### AIM:
Return the lines below exactly, from the first line to the line that contains "W, H = 449, 625". Leave out pictures.

● ● ● ●

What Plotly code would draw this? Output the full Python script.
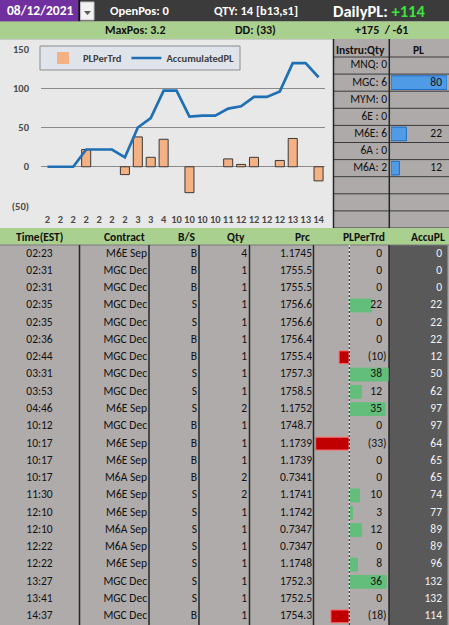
import plotly.graph_objects as go

W, H = 449, 625

# ---------------- data ----------------
trade_times = ["02:23", "02:31", "02:31", "02:35", "02:35", "02:36", "02:44", "03:31", "03:53", "04:46", "10:12",
               "10:17", "10:17", "10:17", "11:30", "12:10", "12:10", "12:22", "12:22", "13:27", "13:41", "14:37"]
contracts = ["M6E Sep", "MGC Dec", "MGC Dec", "MGC Dec", "MGC Dec", "MGC Dec", "MGC Dec", "MGC Dec", "MGC Dec",
             "M6E Sep", "MGC Dec", "M6E Sep", "M6E Sep", "M6A Sep", "M6E Sep", "M6E Sep", "M6A Sep", "M6A Sep",
             "M6E Sep", "MGC Dec", "MGC Dec", "MGC Dec"]
sides = ["B", "B", "B", "S", "S", "B", "B", "S", "S", "S", "B", "B", "B", "B", "S", "S", "S", "S", "S", "S", "S", "B"]
qtys = [4, 1, 1, 1, 1, 1, 1, 1, 1, 2, 1, 1, 1, 2, 2, 1, 1, 1, 1, 1, 1, 1]
prices = ["1.1745", "1755.5", "1755.5", "1756.6", "1756.6", "1756.4", "1755.4", "1757.3", "1758.5", "1.1752",
          "1748.7", "1.1739", "1.1739", "0.7341", "1.1741", "1.1742", "0.7347", "0.7347", "1.1748", "1752.3",
          "1752.5", "1754.3"]
pl_per_trd = [0, 0, 0, 22, 0, 0, -10, 38, 12, 35, 0, -33, 0, 0, 10, 3, 12, 0, 8, 36, 0, -18]
accu_pl = [0, 0, 0, 22, 22, 22, 12, 50, 62, 97, 97, 64, 65, 65, 74, 77, 89, 89, 96, 132, 132, 114]
hour_labels = ["2", "2", "2", "2", "2", "2", "2", "3", "3", "4", "10", "10", "10", "10", "11", "12", "12", "12",
               "12", "13", "13", "14"]
y_tick_vals = [-50, 0, 50, 100, 150]
y_tick_text = ["(50)", "0", "50", "100", "150"]

instru_names = ["MNQ", "MGC", "MYM", "6E ", "M6E", "6A ", "M6A"]
instru_qty = [0, 6, 0, 0, 6, 0, 2]
instru_pl = [0, 80, 0, 0, 22, 0, 12]

trade_date = "08/12/2021"
open_pos = 0
qty_total, qty_buy, qty_sell = 14, 13, 1
daily_pl = 114
max_pos = 3.2
drawdown = -33
best_pl, worst_pl = 175, -61

# ---------------- helpers ----------------
FONT = "Carlito, Calibri, Lato, sans-serif"


def fx(p):
    return p / W


def fy(p):
    return 1 - p / H


def acct(v):
    return "(%d)" % (-v) if v < 0 else str(v)


n = len(trade_times)
rows = list(range(n))

# table geometry (pixels)
TBL_TOP = 245
X3_DOM = (313.3, 389.0)
X3_RANGE = (-35.3, 38.9)
X5_DOM = (391.0, 447.0)
X5_RANGE = (0, 80)
RP_TOP, RP_BOT, RP_ROWS = 57, 228, 10


def px_to_x3(p):
    return X3_RANGE[0] + (p - X3_DOM[0]) / (X3_DOM[1] - X3_DOM[0]) * (X3_RANGE[1] - X3_RANGE[0])


def px_to_x5(p):
    return X5_RANGE[0] + (p - X5_DOM[0]) / (X5_DOM[1] - X5_DOM[0]) * (X5_RANGE[1] - X5_RANGE[0])


fig = go.Figure()

# ---------------- chart ----------------
fig.add_trace(go.Bar(
    x=rows, y=pl_per_trd, name="PLPerTrd", width=0.7,
    marker=dict(color="#f4b183", line=dict(color="#3a3a3a", width=[1 if v else 0 for v in pl_per_trd])),
    xaxis="x", yaxis="y", hoverinfo="skip"))
fig.add_trace(go.Scatter(
    x=rows, y=accu_pl, name="AccumulatedPL", mode="lines",
    line=dict(color="#1f6fb5", width=2.7),
    xaxis="x", yaxis="y", hoverinfo="skip"))

# ---------------- trade table text ----------------


def text_col(xpx, texts, pos="middle left", color="#111111"):
    fig.add_trace(go.Scatter(
        x=[xpx] * n, y=rows, text=texts, mode="text", textposition=pos,
        textfont=dict(family=FONT, size=11.5, color=color),
        xaxis="x2", yaxis="y2", showlegend=False, hoverinfo="skip"))


text_col(39.5, trade_times, pos="middle center")
text_col(147, contracts)
text_col(197, sides)
text_col(247, [str(q) for q in qtys])
text_col(312, prices)

# PLPerTrd data bars
bar_cols = ["#63be7b" if v > 0 else "#c00000" for v in pl_per_trd]
bar_line = ["#63be7b" if v > 0 else "#ff6b6b" for v in pl_per_trd]
bar_lw = [0 if v == 0 else 1 for v in pl_per_trd]
fig.add_trace(go.Bar(
    x=pl_per_trd, y=rows, orientation="h", width=0.74,
    marker=dict(color=bar_cols, line=dict(color=bar_line, width=bar_lw)),
    xaxis="x3", yaxis="y2", showlegend=False, hoverinfo="skip"))
fig.add_trace(go.Scatter(
    x=[px_to_x3(386.5) if v < 0 else px_to_x3(382) for v in pl_per_trd], y=rows,
    text=[acct(v) for v in pl_per_trd], mode="text", textposition="middle left",
    textfont=dict(family=FONT, size=11.5, color="#111111"),
    xaxis="x3", yaxis="y2", showlegend=False, hoverinfo="skip"))

# AccuPL column
text_col(442, [acct(v) for v in accu_pl], color="#f2f2f2")

# ---------------- instrument panel ----------------
ri = list(range(len(instru_names)))
fig.add_trace(go.Scatter(
    x=[387] * len(ri), y=ri, text=["%s: %d" % (nm, q) for nm, q in zip(instru_names, instru_qty)],
    mode="text", textposition="middle left",
    textfont=dict(family=FONT, size=11.5, color="#111111"),
    xaxis="x4", yaxis="y4", showlegend=False, hoverinfo="skip"))
fig.add_trace(go.Bar(
    x=instru_pl, y=ri, orientation="h", width=0.8,
    marker=dict(color="#4f9be6", line=dict(color="#1c6cc8", width=[1 if v else 0 for v in instru_pl])),
    xaxis="x5", yaxis="y4", showlegend=False, hoverinfo="skip"))
fig.add_trace(go.Scatter(
    x=[px_to_x5(442)] * len(ri), y=ri, text=[str(v) if v else "" for v in instru_pl],
    mode="text", textposition="middle left",
    textfont=dict(family=FONT, size=11.5, color="#111111"),
    xaxis="x5", yaxis="y4", showlegend=False, hoverinfo="skip"))

# ---------------- shapes (background / cells) ----------------
shapes = []


def rect(x0, y0, x1, y1, fill, line=None, lw=0, layer="below"):
    shapes.append(dict(type="rect", xref="paper", yref="paper",
                       x0=fx(x0), x1=fx(x1), y0=fy(y1), y1=fy(y0),
                       fillcolor=fill, line=dict(color=line or fill, width=lw), layer=layer))


def vline(x, y0, y1, color, width=1, layer="below", dash="solid"):
    shapes.append(dict(type="line", xref="paper", yref="paper", x0=fx(x), x1=fx(x), y0=fy(y1), y1=fy(y0),
                       line=dict(color=color, width=width, dash=dash), layer=layer))


def hline(y, x0, x1, color, width=1, layer="below"):
    shapes.append(dict(type="line", xref="paper", yref="paper", x0=fx(x0), x1=fx(x1), y0=fy(y), y1=fy(y),
                       line=dict(color=color, width=width), layer=layer))


# top bar
rect(0, 0, W, 21.5, "#3b3b3b")
rect(0, 0, 78.5, 21.5, "#7030a0")
vline(79.2, 0, 21.5, "#111111", 1.5)
rect(80.5, 2, 94, 20, "#f2f2f2", "#bfbfbf", 1)
shapes.append(dict(type="path", xref="paper", yref="paper",
                   path="M %f %f L %f %f L %f %f Z" % (fx(84), fy(11), fx(91), fy(11), fx(87.5), fy(15)),
                   fillcolor="#595959", line=dict(width=0), layer="below"))
# green summary bar
rect(0, 21.5, W, 39, "#a9d08e")
# chart area
rect(0, 39, 333, 228, "#e8e8e8")
hline(39.5, 0, 333, "#c8c8c8", 1)
# instrument panel
rect(333, 39, W, 228, "#aeaaaa")
for k in range(RP_ROWS + 1):
    yy = RP_TOP + k * (RP_BOT - RP_TOP) / RP_ROWS
    hline(yy, 333, W, "#3a3a3a", 1)
vline(333.5, 39, 228, "#262626", 1.5)
vline(389.3, 39, 228, "#262626", 1.5)
# table header
rect(0, 228, W, TBL_TOP, "#a9d08e")
# table body
rect(0, TBL_TOP, 389, H, "#afabab")
rect(389, TBL_TOP, W, H, "#595959")
rect(447.5, TBL_TOP, W, H, "#a6a6a6")
hline(TBL_TOP, 0, W, "#7a7a7a", 1)
for xb in [79.5, 149, 199, 249.5, 313.5, 389]:
    vline(xb, TBL_TOP, H, "#262626", 1.5)
# legend box
rect(40, 46, 240, 70, "#dfe4eb", "#8c8c8c", 1, layer="above")
# data bar axis (dashed)
shapes.append(dict(type="line", xref="x3", yref="paper", x0=0, x1=0, y0=0, y1=fy(TBL_TOP),
                   line=dict(color="#ffffff", width=1), layer="above"))
shapes.append(dict(type="line", xref="x3", yref="paper", x0=0, x1=0, y0=0, y1=fy(TBL_TOP),
                   line=dict(color="#111111", width=1, dash="2px,2px"), layer="above"))

# ---------------- annotations ----------------
ann = []


def label(x, y, text, size=11, color="#111111", anchor="center", bold=True):
    ann.append(dict(x=fx(x), y=fy(y), xref="paper", yref="paper", text=text, showarrow=False,
                    xanchor=anchor, yanchor="middle",
                    font=dict(family=FONT, size=size, color=color, weight="bold" if bold else "normal")))


label(39.5, 11, trade_date, 13.5, "#ffffff")
label(140, 11, "OpenPos: %d" % open_pos, 12.5, "#ffffff")
label(256, 11, "QTY: %d [b%d,s%d]" % (qty_total, qty_buy, qty_sell), 12.5, "#ffffff")
label(379, 11, "DailyPL: <span style='color:#3ee23e'>%+d</span>" % daily_pl, 16.5, "#ffffff")
label(135, 30.5, "MaxPos: %.1f" % max_pos, 12, "#111111")
label(255.5, 30.5, "DD: %s" % acct(drawdown), 12, "#111111")
label(381, 30.5, "%+d&nbsp; / %d" % (best_pl, worst_pl), 12, "#111111")

label(387, 49.5, "Instru:Qty", 11.5, "#111111", "right")
label(418, 49.5, "PL", 11.5, "#111111")

hy = 236.5
label(39.5, hy, "Time(EST)", 11.5)
label(147, hy, "Contract", 11.5, anchor="right")
label(197, hy, "B/S", 11.5, anchor="right")
label(247, hy, "Qty", 11.5, anchor="right")
label(312, hy, "Prc", 11.5, anchor="right")
label(387, hy, "PLPerTrd", 11.5, anchor="right")
label(447, hy, "AccuPL", 11.5, anchor="right")

# ---------------- layout ----------------
hidden = dict(visible=False, showgrid=False, zeroline=False, fixedrange=True, automargin=False)
axis_font = dict(family=FONT, size=10.5, color="#4a4a4a", weight="bold")
fig.update_layout(
    width=W, height=H, margin=dict(l=0, r=0, t=0, b=0, pad=0, autoexpand=False),
    paper_bgcolor="#d0d0d0", plot_bgcolor="rgba(0,0,0,0)",
    font=dict(family=FONT, size=11, color="#3a3a3a"),
    bargap=0.3,
    shapes=shapes, annotations=ann,
    showlegend=True,
    legend=dict(orientation="h", x=fx(43), y=fy(58), xanchor="left", yanchor="middle",
                bgcolor="rgba(0,0,0,0)", borderwidth=0,
                font=dict(family=FONT, size=10.5, color="#404040", weight="bold"),
                itemwidth=30),
    xaxis=dict(domain=[fx(41), fx(325)], range=[-0.5, n - 0.5], tickvals=rows, ticktext=hour_labels,
               tickangle=0, showgrid=False, zeroline=False, showline=False, ticks="", anchor="y",
               automargin=False, tickfont=axis_font, ticklabelstandoff=5),
    yaxis=dict(domain=[fy(206), fy(49)], range=[-50, 150], tickvals=y_tick_vals, ticktext=y_tick_text,
               showgrid=True, gridcolor="#8a8a8a", gridwidth=1, zeroline=False, showline=False, ticks="",
               anchor="x", automargin=False, tickfont=axis_font, ticklabelstandoff=11),
    xaxis2=dict(domain=[0, 1], range=[0, W], anchor="y2", **hidden),
    yaxis2=dict(domain=[0, fy(TBL_TOP)], range=[n - 0.5, -0.5], anchor="x2", **hidden),
    xaxis3=dict(domain=[fx(X3_DOM[0]), fx(X3_DOM[1])], range=list(X3_RANGE), anchor="y2", **hidden),
    xaxis4=dict(domain=[0, 1], range=[0, W], anchor="y4", **hidden),
    yaxis4=dict(domain=[fy(RP_BOT), fy(RP_TOP)], range=[RP_ROWS - 0.5, -0.5], anchor="x4", **hidden),
    xaxis5=dict(domain=[fx(X5_DOM[0]), fx(X5_DOM[1])], range=list(X5_RANGE), anchor="y4", **hidden),
)

fig.write_html("out.html", config={"displayModeBar": False},
               post_script="document.body.style.margin='0';document.body.style.overflow='hidden';")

● ● ● ●

### WRITTEN ANSWER:
What Plotly code would draw this? Output the full Python script.
import plotly.graph_objects as go

W, H = 449, 625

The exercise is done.